In some ways David Kirkpatrick’s book The Facebook Effect reminds me of Waiting For The Barbarians–another book about deals and rich people that turned out to be an exciting story that I couldn’t put down.
It is also a brilliant piece of non-fiction, managing to make what must have been an exhausting bunch of research into a tale that moves quickly and imparts a lot of history without bogging down and making me feel like I’m reading research or history.
I knew a lot more of the story of Facebook Effect before reading it than I did about Barbarians. I had seen (and loved) David Fincher’s film The Social Network and have been a Facebook user myself for the last two or three years.

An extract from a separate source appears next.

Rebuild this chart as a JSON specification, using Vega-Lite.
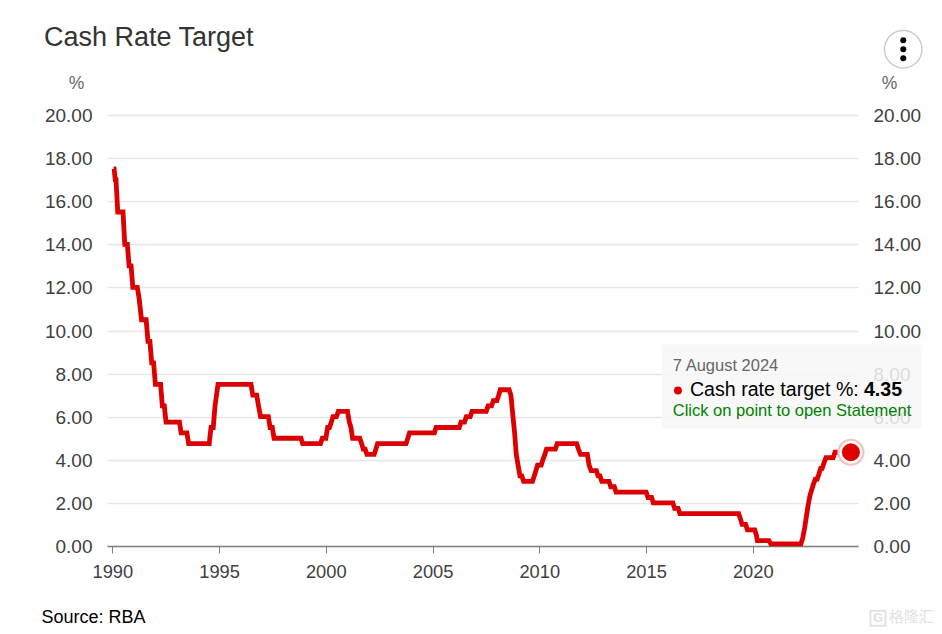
{
"$schema":"https://vega.github.io/schema/vega-lite/v6.json",
"autosize":{"type":"none"},
"width":751,"height":431,
"padding":{"left":107,"top":115,"right":84,"bottom":88},
"background":"white",
"config":{"font":"Liberation Sans","view":{"stroke":null}},
"title":{"text":"Cash Rate Target","anchor":"start","frame":"group","dx":-63,"dy":57,"offset":33,"fontSize":27,"fontWeight":"normal","color":"#333333"},
"resolve":{"scale":{"y":"independent"}},
"layer":[
{
"data":{"values":[
{"d":"1990-01-23","v":17.5},{"d":"1990-02-01","v":17.5},{"d":"1990-02-20","v":17.0},{"d":"1990-03-05","v":17.0},{"d":"1990-04-04","v":15.5},{"d":"1990-07-03","v":15.5},{"d":"1990-08-02","v":14.0},{"d":"1990-09-15","v":14.0},{"d":"1990-10-15","v":13.0},{"d":"1990-11-18","v":13.0},{"d":"1990-12-18","v":12.0},{"d":"1991-03-04","v":12.0},{"d":"1991-04-04","v":11.5},{"d":"1991-05-16","v":10.5},{"d":"1991-08-03","v":10.5},{"d":"1991-09-03","v":9.5},{"d":"1991-10-06","v":9.5},{"d":"1991-11-06","v":8.5},{"d":"1991-12-08","v":8.5},{"d":"1992-01-08","v":7.5},{"d":"1992-04-06","v":7.5},{"d":"1992-05-06","v":6.5},{"d":"1992-06-08","v":6.5},{"d":"1992-07-08","v":5.75},{"d":"1993-02-23","v":5.75},{"d":"1993-03-23","v":5.25},{"d":"1993-06-30","v":5.25},{"d":"1993-07-30","v":4.75},{"d":"1994-07-17","v":4.75},{"d":"1994-08-17","v":5.5},{"d":"1994-09-24","v":5.5},{"d":"1994-10-24","v":6.5},{"d":"1994-12-14","v":7.5},{"d":"1996-07-01","v":7.5},{"d":"1996-07-31","v":7.0},{"d":"1996-10-06","v":7.0},{"d":"1996-11-06","v":6.5},{"d":"1996-12-11","v":6.0},{"d":"1997-04-23","v":6.0},{"d":"1997-05-23","v":5.5},{"d":"1997-06-30","v":5.5},{"d":"1997-07-30","v":5.0},{"d":"1998-11-02","v":5.0},{"d":"1998-12-02","v":4.75},{"d":"1999-10-03","v":4.75},{"d":"1999-11-03","v":5.0},{"d":"2000-01-02","v":5.0},{"d":"2000-02-02","v":5.5},{"d":"2000-03-05","v":5.5},{"d":"2000-04-05","v":5.75},{"d":"2000-05-03","v":6.0},{"d":"2000-07-02","v":6.0},{"d":"2000-08-02","v":6.25},{"d":"2001-01-07","v":6.25},{"d":"2001-02-07","v":5.75},{"d":"2001-03-07","v":5.5},{"d":"2001-04-04","v":5.0},{"d":"2001-08-05","v":5.0},{"d":"2001-09-05","v":4.75},{"d":"2001-10-03","v":4.5},{"d":"2001-11-05","v":4.5},{"d":"2001-12-05","v":4.25},{"d":"2002-04-08","v":4.25},{"d":"2002-05-08","v":4.5},{"d":"2002-06-05","v":4.75},{"d":"2003-10-05","v":4.75},{"d":"2003-11-05","v":5.0},{"d":"2003-12-03","v":5.25},{"d":"2005-02-02","v":5.25},{"d":"2005-03-02","v":5.5},{"d":"2006-04-03","v":5.5},{"d":"2006-05-03","v":5.75},{"d":"2006-07-02","v":5.75},{"d":"2006-08-02","v":6.0},{"d":"2006-10-08","v":6.0},{"d":"2006-11-08","v":6.25},{"d":"2007-07-08","v":6.25},{"d":"2007-08-08","v":6.5},{"d":"2007-10-07","v":6.5},{"d":"2007-11-07","v":6.75},{"d":"2008-01-06","v":6.75},{"d":"2008-02-06","v":7.0},{"d":"2008-03-05","v":7.25},{"d":"2008-08-03","v":7.25},{"d":"2008-09-03","v":7.0},{"d":"2008-10-08","v":6.0},{"d":"2008-11-05","v":5.25},{"d":"2008-12-03","v":4.25},{"d":"2009-02-04","v":3.25},{"d":"2009-03-08","v":3.25},{"d":"2009-04-08","v":3.0},{"d":"2009-09-07","v":3.0},{"d":"2009-10-07","v":3.25},{"d":"2009-11-04","v":3.5},{"d":"2009-12-02","v":3.75},{"d":"2010-02-03","v":3.75},{"d":"2010-03-03","v":4.0},{"d":"2010-04-07","v":4.25},{"d":"2010-05-05","v":4.5},{"d":"2010-10-03","v":4.5},{"d":"2010-11-03","v":4.75},{"d":"2011-10-02","v":4.75},{"d":"2011-11-02","v":4.5},{"d":"2011-12-07","v":4.25},{"d":"2012-04-02","v":4.25},{"d":"2012-05-02","v":3.75},{"d":"2012-06-06","v":3.5},{"d":"2012-09-03","v":3.5},{"d":"2012-10-03","v":3.25},{"d":"2012-11-05","v":3.25},{"d":"2012-12-05","v":3.0},{"d":"2013-04-08","v":3.0},{"d":"2013-05-08","v":2.75},{"d":"2013-07-07","v":2.75},{"d":"2013-08-07","v":2.5},{"d":"2015-01-04","v":2.5},{"d":"2015-02-04","v":2.25},{"d":"2015-04-06","v":2.25},{"d":"2015-05-06","v":2.0},{"d":"2016-04-04","v":2.0},{"d":"2016-05-04","v":1.75},{"d":"2016-07-03","v":1.75},{"d":"2016-08-03","v":1.5},{"d":"2019-05-05","v":1.5},{"d":"2019-06-05","v":1.25},{"d":"2019-07-03","v":1.0},{"d":"2019-09-02","v":1.0},{"d":"2019-10-02","v":0.75},{"d":"2020-02-04","v":0.75},{"d":"2020-03-04","v":0.5},{"d":"2020-03-20","v":0.25},{"d":"2020-10-04","v":0.25},{"d":"2020-11-04","v":0.1},{"d":"2022-04-04","v":0.1},{"d":"2022-05-04","v":0.35},{"d":"2022-06-08","v":0.85},{"d":"2022-07-06","v":1.35},{"d":"2022-08-03","v":1.85},{"d":"2022-09-07","v":2.35},{"d":"2022-10-05","v":2.6},{"d":"2022-11-02","v":2.85},{"d":"2022-12-07","v":3.1},{"d":"2023-01-08","v":3.1},{"d":"2023-02-08","v":3.35},{"d":"2023-03-08","v":3.6},{"d":"2023-04-03","v":3.6},{"d":"2023-05-03","v":3.85},{"d":"2023-06-07","v":4.1},{"d":"2023-10-08","v":4.1},{"d":"2023-11-08","v":4.35},{"d":"2024-08-07","v":4.35}
]},
"mark":{"type":"line","color":"#dc0000","strokeWidth":4.8,"strokeJoin":"miter","interpolate":"linear"},
"encoding":{
"x":{"field":"d","type":"temporal","scale":{"domain":["1989-10-02","2024-12-06"],"nice":false},
"axis":{"format":"%Y","tickCount":{"interval":"year","step":5},"grid":false,"labelFontSize":18.3,"labelColor":"#404040","labelPadding":10,"tickSize":7,"tickColor":"#808080","tickWidth":1,"domainColor":"#808080","domainWidth":1.5,"labelFlush":false,"labelOverlap":false,
"title":"Source: RBA","titleFontSize":18,"titleFontWeight":"normal","titleColor":"#000000","titleX":-66,"titleY":62,"titleAlign":"left","titleAnchor":"start"}},
"y":{"field":"v","type":"quantitative","scale":{"domain":[0,20],"nice":false},
"axis":{"orient":"left","values":[0,2,4,6,8,10,12,14,16,18,20],"format":".2f","grid":true,"gridColor":"#e6e6e6","gridWidth":1.5,"domain":false,"ticks":false,"labelFontSize":19,"labelColor":"#404040","labelPadding":15,"labelOffset":0.5,
"title":"%","titleAngle":0,"titleFontSize":17.5,"titleFontWeight":"normal","titleColor":"#666666","titleX":-31,"titleY":-23,"titleAlign":"center"}}
}
},
{
"encoding":{
"y":{"field":"y","type":"quantitative","scale":{"domain":[0,20],"nice":false},
"axis":{"orient":"right","values":[0,2,4,6,8,10,12,14,16,18,20],"format":".2f","grid":false,"domain":false,"ticks":false,"labelFontSize":19,"labelColor":"#404040","labelPadding":15,"labelOffset":0.5,
"title":"%","titleAngle":0,"titleFontSize":17.5,"titleFontWeight":"normal","titleColor":"#666666","titleX":31,"titleY":-23,"titleAlign":"center"}}
},
"layer":[
{"data":{"values":[{"x":"2024-08-07","y":4.35}]},
 "mark":{"type":"point","filled":false,"fill":"white","fillOpacity":1,"stroke":"#f4c0c0","strokeWidth":2.2,"size":625,"opacity":1},
 "encoding":{"x":{"field":"x","type":"temporal"}}},
{"data":{"values":[{"x":"2024-08-07","y":4.35}]},
 "mark":{"type":"point","filled":true,"color":"#dc0000","size":324,"opacity":1},
 "encoding":{"x":{"field":"x","type":"temporal"}}},
{"data":{"values":[{"x":"2015-09-30","x2":"2027-12-01","y":9.35,"y2":5.44}]},
 "mark":{"type":"rect","color":"#f7f7f7","opacity":0.85},
 "encoding":{"x":{"field":"x","type":"temporal"},"x2":{"field":"x2"},"y2":{"field":"y2"}}},
{"data":{"values":[{"x":"2016-06-30","y":7.22}]},
 "mark":{"type":"point","filled":true,"color":"#dc0000","size":64,"opacity":1},
 "encoding":{"x":{"field":"x","type":"temporal"}}},
{"data":{"values":[{"x":"2016-04-03","y":8.37,"label":"7 August 2024"}]},
 "mark":{"type":"text","align":"left","baseline":"middle","fontSize":16.5,"color":"#666666"},
 "encoding":{"x":{"field":"x","type":"temporal"},"text":{"field":"label"}}},
{"data":{"values":[{"x":"2017-01-22","y":7.25,"label":"Cash rate target %:"}]},
 "mark":{"type":"text","align":"left","baseline":"middle","fontSize":19.6,"color":"#000000"},
 "encoding":{"x":{"field":"x","type":"temporal"},"text":{"field":"label"}}},
{"data":{"values":[{"x":"2025-03-17","y":7.25,"label":"4.35"}]},
 "mark":{"type":"text","align":"left","baseline":"middle","fontSize":19.6,"fontWeight":"bold","color":"#000000"},
 "encoding":{"x":{"field":"x","type":"temporal"},"text":{"field":"label"}}},
{"data":{"values":[{"x":"2016-04-03","y":6.25,"label":"Click on point to open Statement"}]},
 "mark":{"type":"text","align":"left","baseline":"middle","fontSize":16.5,"color":"#008000"},
 "encoding":{"x":{"field":"x","type":"temporal"},"text":{"field":"label"}}},
{"data":{"values":[{"x":"2027-01-19","y":23.05}]},
 "mark":{"type":"point","filled":true,"fill":"white","stroke":"#cccccc","strokeWidth":1.5,"size":1400,"opacity":1},
 "encoding":{"x":{"field":"x","type":"temporal"}}},
{"data":{"values":[{"x":"2027-01-19","y":23.47},{"x":"2027-01-19","y":23.05},{"x":"2027-01-19","y":22.63}]},
 "mark":{"type":"point","filled":true,"color":"#000000","size":36,"opacity":1},
 "encoding":{"x":{"field":"x","type":"temporal"}}},
{"data":{"values":[{"x":"2025-11-13","y":-3.35}]},
 "mark":{"type":"point","shape":"square","filled":false,"stroke":"#e2e2e2","strokeWidth":2,"size":225,"opacity":1},
 "encoding":{"x":{"field":"x","type":"temporal"}}},
{"data":{"values":[{"x":"2025-11-13","y":-3.35,"label":"G"}]},
 "mark":{"type":"text","align":"center","baseline":"middle","fontSize":13,"fontWeight":"bold","color":"#e2e2e2"},
 "encoding":{"x":{"field":"x","type":"temporal"},"text":{"field":"label"}}},
{"data":{"values":[{"x":"2026-05-18","y":-3.3,"label":"格隆汇"}]},
 "mark":{"type":"text","align":"left","baseline":"middle","fontSize":15,"font":"Noto Sans CJK SC","color":"#e2e2e2"},
 "encoding":{"x":{"field":"x","type":"temporal"},"text":{"field":"label"}}}
]
}
]
}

What I knew of the story was the outline:
- Some Harvard kid starts a social network platform to rate girls on their attractiveness
- Everyone starts using it
- Intrigue! Backstabbing!
- Every time FB makes a change a bunch of people throw a fit
- Mark Zuckerberg gets really, really rich
- People like me log in a few times a day to see if their friends are saying anything witty or to share links
You probably knew most of that as well. You can glean most of those bullet points if you read the headlines on any homepage web browser.
What I enjoyed most about the book was everything I didn’t know. This sounds kind of lame, but I was fascinated by the sections dealing with the history of changes to the service.
In You Are Not A Gadget, Jaron Lanier speaks way more eloquently than I can about how social networks may (or already have) change the ways we see ourselves.
For example, if you set up a Facebook profile you are offered choices to describe yourself and your interests. When you are faced with a dropdown menu of choices that will represent you to your FB friends, your options are obviously limited by the finite menu.
Lanier suggests that the user profiles we create for ourselves might limit the ways in which we grow, because they may shape our identities into sets of actions, Tweets, interest, etc–according to choices that others have made while designing software.
Maybe this is overkill. Either way, The Facebook Effect provides an intriguing look at how every little change to Facebook was usually the result of meetings and arguments.
I’d never given any of this any thought until I read Lanier’s book. Now I think about it every time I’m online and I’m asked to fill out a form with personal information. Who chose my options? What do they want from me? What do the creators of this software get out of the action I’m about to take?
Other interesting bits
- The cast of characters – Zuckerberg’s team is quite an eclectic group
- The history of other silicon valley start-ups (Napster, MySpace, Plaxo, and more)
- The calculated expansion plan and the reasons behind not going too quickly
- The amount of money they were spending on servers, even in the early days, was evidence that I know nothing about servers and serious traffic
- “Understanding people is not a waste of time”–Zuckerberg’s answer whenever the criticism of people wasting time on FB was raised
I’ll be very interested in reading the book about the next 10 years of Facebook. As the service saturates the market in one country, then another, and then another, what will it do next?
If what I have now read about Zuckerberg is accurate, he’s not going to stop pushing for expansion. What will expansion mean when the rate of user growth drops? I do think that will happen, if only because there are a finite amount of people with internet access.
So, to sum it up: I loved it. I hope you did too.